Organizations about to embark on digital transformational journeys are faced with immense pressure — but at the same time, they can tap into new opportunities. These organizations need to reimagine their businesses from the ground up and develop new foundational infrastructures building with digital technology and agility at their core.
The healthcare industry is moving fast in this regard, with 84% of U.S.-based healthcare companies having already fully digitized their health records.
While the transition may not seem huge on the surface, simply switching to digital health records has far-reaching benefits. Not only do these organizations provide higher quality patient care, but they are also able to provide their patients with better treatment outcomes, provide staff members with better workplace experiences and minimize the cost of treatments and services for patients. Non-digital healthcare organizations are quickly falling behind in all these regards.
That said, healthcare organizations are only scratching the surface of the benefits of digital transformation. In the next few years, we will see these organizations continue to adopt more agile high-tech solutions and overhaul more aspects of their traditional infrastructure — think data-driven, technology-centric patient care and back-end management.
Advancements in digital transformation reach far beyond digital records. Specifically, patient care has become increasingly hi-tech and automated for the benefit of the patient. For example, remote-monitoring capabilities help patient care providers understand a patient’s status in real time and can send alerts to the appropriate contact in the event of emergency.
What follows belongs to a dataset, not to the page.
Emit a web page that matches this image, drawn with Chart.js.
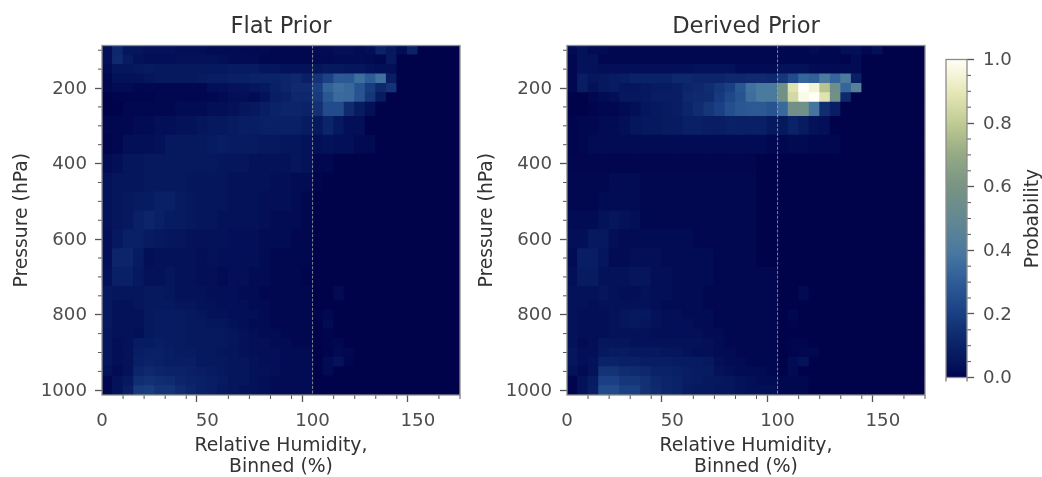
<!DOCTYPE html>
<html><head><meta charset="utf-8">
<style>html,body{margin:0;padding:0;background:#fff;width:1042px;height:477px;overflow:hidden}
canvas{position:absolute;top:0}</style>
<script src="https://cdn.jsdelivr.net/npm/chart.js@4"></script></head>
<body>
<canvas id="c1" style="left:0" ></canvas>
<canvas id="c2" style="left:465px"></canvas>
<canvas id="c3" style="left:930px"></canvas>
<script>
const rhEdges = [0,5,10,15,20,25,30,35,40,45,50,55,60,65,70,75,80,85,90,95,100,105,110,115,120,125,130,135,140,145,150,155,160,165,170];
const pressureEdges = [87.5,112.5,137.5,162.5,187.5,212.5,237.5,275,325,375,425,475,525,575,625,675,725,762.5,787.5,812.5,837.5,862.5,887.5,912.5,937.5,962.5,987.5,1012.5];
const xTicks = [0,10,20,30,40,50,60,70,80,90,100,110,120,130,140,150,160,170];
const yTicks = [100,150,200,250,300,350,400,450,500,550,600,650,700,750,800,850,900,950,1000];
const barTicks = [0,.05,.1,.15,.2,.25,.3,.35,.4,.45,.5,.55,.6,.65,.7,.75,.8,.85,.9,.95,1];
const refLine = 100;
// probability x 100, one row per pressure level, rows end where the values reach zero
const flatPrior = [
[3,12,5,5,4,4,4,3,3,3,2,2,2,1.5,1.5,1.5,1,1,1,1,2,2,3,3,2,3,10,6,2,10],
[3,13,7,4,3,3,3,4,4,4,4,3,2,2,2,1,1,1,1,1,1.5,1.5,2,2,2,1.5,1,6],
[2,5,5,6,7,6,6,6,6,6,6,6,7,7,7,5,5,4,4,4,5,6,6,5,5,4,3,3],
[1,4,4,4,5,6,6,6,6,7,8,8,9,9,10,10,10,11,12,9,16,21,29,29,36,30,37,8],
[1,2,2,1,1,1,1,1,1,1,3,3,4,4,5,6,9,11,13,13,20,32,36,34,27,19,12,16],
[0,0.5,0.5,0.5,0.5,1,1,1,1,1,1,2,3,3,2,4,8,9,12,12,18,28,35,34,27,17,7],
[0,0,1,1,1,1,1,2,2,2,3,3,4,5,6,8,10,11,11,10,15,24,24,13,7,3],
[1,1,1,2,2,3,3,4,4,5,6,6,7,8,8,9,9,9,9,7,6,11,6,3,3],
[0.5,1,3,3,3,4,6,6,6,6,7,8,7,7,7,6,6,5,5,4,3,4,3,3,1.5,1.5],
[2,3,5,5,6,6,6,6,6,6,6,5,5,5,4,4,4,4,5,4,1,1],
[4,5,5,5,6,6,6,6,5,5,5,5,4,4,4,4,3,3,2,2,0.5],
[4,5,6,7,7,9,9,7,6,5,5,5,4,4,4,3,3,3,2,1],
[4,5,6,9,11,9,7,7,6,5,5,4,4,4,4,3,2,2,2,1],
[3,6,9,9,7,6,5,5,4,4,4,4,3,3,3,2,2,2,1,1],
[3,11,11,7,3,4,4,4,4,3,4,3,3,3,3,2,1,1,1,1],
[4,9,9,6,4,4,5,4,4,3,3,2,3,3,2,2,1,1,1,0.5],
[6,5,5,5,6,6,5,4,4,4,3,3,3,2,2,1,1,1,1,1,0,0,1.5],
[6,4,4,5,6,6,6,5,5,4,4,3,3,3,2,2,1,1,1,1],
[6,4,4,4,6,7,7,7,6,5,4,4,3,3,3,2,1,1,1,1,0.5,1],
[6,4,4,4,6,7,7,7,6,6,5,5,4,3,2,2,1,1,1,1,0,1.5],
[5,4,4,3,6,7,7,7,6,6,6,6,5,4,3,2,2,1,1,1,0,0.5],
[5,3,4,7,7,8,7,7,6,6,6,6,5,4,3,3,2,2,1,1,0,0.5,1],
[5,3,4,8,9,9,8,7,7,6,6,5,5,4,3,3,3,2,2,2,0,0.5,1.5,1],
[5,3,4,9,10,9,8,8,8,6,6,6,5,5,4,3,3,2,2,2,0,2,4,0.5],
[4,2,4,11,12,11,10,10,9,8,7,6,5,5,4,4,3,2,2,2,0,1.5],
[1,4,6,14,15,14,13,11,10,9,8,7,5,5,4,3,2,2,2,2],
[1,4,8,18,19,16,16,13,11,9,8,6,5,4,4,3,2,2,2,2]];
const derivedPrior = [
[2,4,2,2,1,1,1,1,1,1,1,1,1,1,1,1,1,1,1,1,1,1,1,2,1,1,3,3,1,3],
[1,4,4,1,1,1,1,1,1,1,1,1,1,1,1,1,1,1,1,1,1,1,1,1,1,1,0.5,2],
[1,4,4,3,3,3,3,3,3,3,3,3,4,4,4,4,2,2,2,2,4,4,4,2,2,2,2,2],
[1,8,5,6,7,8,10,10,10,10,12,12,11,11,11,12,12,13,13,12,17,24,33,31,41,33,41,9],
[1,8,4,6,7,5,5,6,7,7,8,11,12,14,17,20,28,37,40,40,57,88,100,95,78,55,33,45],
[0,0,1,2,3,6,6,6,8,8,8,12,13,13,18,23,27,36,40,40,57,85,98,100,88,57,12],
[0,0,0.5,1,1,2,3,5,6,7,8,11,14,17,20,25,28,29,29,27,34,57,57,38,14,8],
[0.5,1,1,2,2,3,5,6,6,7,7,9,9,8,8,9,9,9,9,6,6,10,7,4,3],
[0.5,1,2,2,2,2,2,2,2,2,2,2,2,2,2,2,2,2,2,1,1,1.5,1.5,1,1,1],
[0.7,0.7,0.7,0.7,0.7,0.7,0.7,0.7,0.7,0.7,0.7,0.7,0.7,0.7,0.7,0.7,0.7,0.7],
[1,1,1,1,2,2,2,1,1,1,1,1,1,1,1,1,1,1],
[1,1,1,2,2,2,2,1,1,1,1,1,1,1,1,1,1,1],
[2,2,2,4,5,4,3,1,1,1,1,1,1,1,1,1,1,1],
[3,3,6,6,3,2,2,2,2,2,2,2,1,1,1,1,1,1],
[2,8,8,5,2,2,3,3,3,2,2,2,2,2,1,1,1,1],
[3,7,7,4,4,4,5,5,3,3,2,2,2,2,1,1,1,1,1,1],
[4,4,4,5,4,3,3,4,3,3,2,2,2,1,1,1,1,1,1,1,0,0,1.5],
[4,4,3,4,4,4,4,4,3,2,2,2,2,1,1,1,1,1,1,1],
[4,3,3,3,4,5,6,6,4,3,3,2,2,2,1,1,1,1,1,1,0,1],
[4,3,3,3,4,5,6,5,4,3,3,3,2,2,1,1,1,1,1,1,0,0.5],
[4,3,3,3,4,4,4,4,3,3,3,3,3,2,2,1,1,1,1,1],
[4,2,3,5,5,5,4,4,4,4,4,4,4,3,2,1,1,1,1,1,0,0.5,0.5],
[5,3,3,6,7,7,6,6,6,5,5,4,3,3,2,2,1,1,1,1,0,0.5,1,1],
[5,3,4,10,10,9,9,8,8,8,7,7,7,6,3,2,2,1,1,1,0,2,4],
[4,2,4,16,16,14,13,12,10,10,9,8,7,7,4,3,2,2,2,1,0,1.5],
[0.5,4,7,20,20,17,17,15,12,11,10,8,7,6,6,5,4,3,2,2,1,1,1],
[0.5,4,8,24,24,20,20,15,13,11,10,7,6,6,5,5,4,3,3,3,1,1,1]];
const cmapStops = [[0,'#00034a'],[.02,'#020c54'],[.05,'#05165c'],[.1,'#0a2268'],[.15,'#123072'],[.2,'#1a3f84'],[.3,'#2e5c96'],[.35,'#3b6b9e'],[.4,'#4b7a9f'],[.5,'#648891'],[.6,'#779484'],[.7,'#95a984'],[.8,'#c0cb93'],[.9,'#e7e8b8'],[1,'#fffff6']];

const hex = s => [1,3,5].map(i => parseInt(s.substr(i,2),16));
function cmap(v){
  v = Math.max(0,Math.min(1,v));
  for(let i=1;i<cmapStops.length;i++){
    if(v<=cmapStops[i][0]){
      const [a,ca]=cmapStops[i-1],[b,cb]=cmapStops[i],t=(v-a)/(b-a),A=hex(ca),B=hex(cb);
      return 'rgb('+A.map((c,j)=>Math.round(c+(B[j]-c)*t)).join(',')+')';
    }
  }
}
const FONT='"DejaVu Sans"';
const TICKC='#4d4d4d', LABC='#333333', SPINE='#8c8c8c', TICK='#555555';
const FS=18.8, TS=18.2;
const frameAndMinor = {
  id:'frameAndMinor',
  afterDraw(chart){
    const c=chart.ctx,a=chart.chartArea;
    c.save();
    c.strokeStyle=TICK;c.lineWidth=1;
    Object.values(chart.scales).forEach(s=>{
      s.ticks.forEach((t,i)=>{
        if(t.major)return;
        const p=s.getPixelForTick(i);c.beginPath();
        if(s.axis==='x'){c.moveTo(p,a.bottom);c.lineTo(p,a.bottom+4);}
        else if(s.position==='right'){c.moveTo(a.right,p);c.lineTo(a.right+4,p);}
        else{c.moveTo(a.left,p);c.lineTo(a.left-4,p);}
        c.stroke();
      });
    });
    c.strokeStyle=SPINE;c.lineWidth=1.3;
    c.strokeRect(a.left,a.top,a.right-a.left,a.bottom-a.top);
    c.restore();
  }
};
function panel(id,title,rows,leftPx,width){
  const el=document.getElementById(id);
  el.width=width;el.height=477;el.style.width=width+'px';el.style.height='477px';
  const cells=[],colors=[];
  rows.forEach((r,j)=>{
    for(let i=0;i<rhEdges.length-1;i++){
      const v=r[i]||0;
      cells.push({x:(rhEdges[i]+rhEdges[i+1])/2,y:[pressureEdges[j],pressureEdges[j+1]]});
      colors.push(cmap(v/100));
    }
  });
  new Chart(el,{
    type:'bar',
    data:{datasets:[
      {type:'line',label:'RH 100%',data:[{x:refLine,y:pressureEdges[0]},{x:refLine,y:pressureEdges[pressureEdges.length-1]}],
       borderColor:'#a6a6a6',borderWidth:0.8,borderDash:[3,1.6],pointRadius:0,order:0,parsing:false},
      {label:title,data:cells,backgroundColor:colors,borderWidth:0,barPercentage:1,categoryPercentage:1,inflateAmount:0.4,order:1}
    ]},
    options:{
      responsive:false,animation:false,
      layout:{padding:{left:0,right:width-leftPx-358,top:0,bottom:0}},
      plugins:{legend:{display:false},tooltip:{enabled:false},
        title:{display:true,fullSize:false,text:title,color:LABC,font:{family:FONT,size:22.6,weight:'normal',lineHeight:1.2},padding:{top:14,bottom:4.4}}},
      scales:{
        x:{type:'linear',min:0,max:170,offset:false,
          afterBuildTicks:s=>{s.ticks=xTicks.map(v=>({value:v,major:v%50===0}));},
          afterFit:s=>{s.height=82;},
          grid:{drawOnChartArea:false,tickLength:7,tickWidth:1.3,tickColor:c=>c.tick&&c.tick.major?TICK:'rgba(0,0,0,0)'},
          border:{display:false},
          ticks:{autoSkip:false,maxRotation:0,padding:8,color:TICKC,font:{family:FONT,size:TS},callback:v=>v%50===0?String(v):''},
          title:{display:true,text:['Relative Humidity,','Binned (%)'],color:LABC,font:{family:FONT,size:FS,lineHeight:1.1},padding:{top:4,bottom:0}}},
        y:{type:'linear',reverse:true,min:pressureEdges[0],max:pressureEdges[pressureEdges.length-1],
          afterBuildTicks:s=>{s.ticks=yTicks.map(v=>({value:v,major:v%200===0}));},
          afterFit:s=>{s.width=leftPx;},
          grid:{drawOnChartArea:false,tickLength:7,tickWidth:1.3,tickColor:c=>c.tick&&c.tick.major?TICK:'rgba(0,0,0,0)'},
          border:{display:false},
          ticks:{autoSkip:false,padding:8,labelOffset:1,color:TICKC,font:{family:FONT,size:TS},callback:v=>v%200===0?String(v):''},
          title:{display:true,text:'Pressure (hPa)',color:LABC,font:{family:FONT,size:FS,lineHeight:1.2},padding:{top:11,bottom:0}}}
      }
    },
    plugins:[frameAndMinor]
  });
}
panel('c1','Flat Prior',flatPrior,102,480);
panel('c2','Derived Prior',derivedPrior,102,480);

// colour bar: an axis-only chart, its plot area painted with the colour map
const barEl=document.getElementById('c3');
barEl.width=112;barEl.height=477;barEl.style.width='112px';barEl.style.height='477px';
new Chart(barEl,{
  type:'scatter',
  data:{datasets:[{label:'Probability',data:[]}]},
  options:{responsive:false,animation:false,
    layout:{padding:{left:16,right:0,top:59.5,bottom:99.5}},
    plugins:{legend:{display:false},tooltip:{enabled:false},title:{display:false}},
    scales:{
      x:{display:false,min:0,max:1},
      y:{type:'linear',position:'right',min:0,max:1,
        afterBuildTicks:s=>{s.ticks=barTicks.map(v=>({value:v,major:Math.round(v*100)%20===0}));},
        afterFit:s=>{s.width=75;},
        grid:{drawOnChartArea:false,tickLength:7,tickWidth:1.3,tickColor:c=>c.tick&&c.tick.major?TICK:'rgba(0,0,0,0)'},
        border:{display:false},
        ticks:{autoSkip:false,padding:9,labelOffset:1,color:TICKC,font:{family:FONT,size:TS},callback:v=>Math.round(v*100)%20===0?v.toFixed(1):''},
        title:{display:false}}
    }
  },
  plugins:[{id:'gradient',beforeDraw(chart){
    const a=chart.chartArea,c=chart.ctx,s=chart.scales.y;
    const g=c.createLinearGradient(0,s.getPixelForValue(0),0,s.getPixelForValue(1));
    cmapStops.forEach(([p,col])=>g.addColorStop(p,col));
    c.fillStyle=g;c.fillRect(a.left,a.top,a.right-a.left,a.bottom-a.top);
    c.save();c.translate(103,(a.top+a.bottom)/2);c.rotate(-Math.PI/2);
    c.fillStyle=LABC;c.font=FS+'px '+FONT;c.textAlign='center';c.textBaseline='middle';
    c.fillText('Probability',0,0);c.restore();
  }},frameAndMinor]
});
</script>
</body></html>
But widespread adoption of certain technologies hasn’t yet happened. AI might be the industry’s current go-to buzzphrase, but only 33% of U.S. healthcare organizations are currently implementing AI technology throughout their internal and external processes.
This shouldn’t be cause for concern, as professionals within the space have been vocal about the likelihood of widespread adoption by as soon as 2023. Specifically, AI will become integrated throughout internal processes — from triage and administrative duties — and ultimately find its way into providing preventative care and data- and AI-driven diagnostics capabilities. It will aid providers by understanding more about specific patient pro les and compiling data to help them make increasingly educated decisions.
Organizations are looking beyond the simple digitization of health records and toward actionable insights that AI-activated data can provide.
While AI investment may be slow at the moment, personalized care has become the industry standard. In fact, 75% of life sciences and healthcare organizations can customize products and services to almost every single interaction. Specifically, personalized implants will become increasingly agile, bringing more functionality than was imaginable even a half-decade ago. Access to newly developed biomaterials will change the way that we think about use cases for stent and prosthetic technology. New build processes will allow for more activations and more implantations than ever before — and at an unheard-of scale. AI-driven precision robotics will make even the most precise procedures minimally invasive and risk-free.
In short, we’re at a vital turning point in healthcare’s evolution. Organizations are looking beyond the simple digitization of health records and toward actionable insights that AI-activated data can provide. There’s no telling what technologies will break ground within the healthcare space — but it’s safe to say that organizations that invest early and often will be the ones who benefit.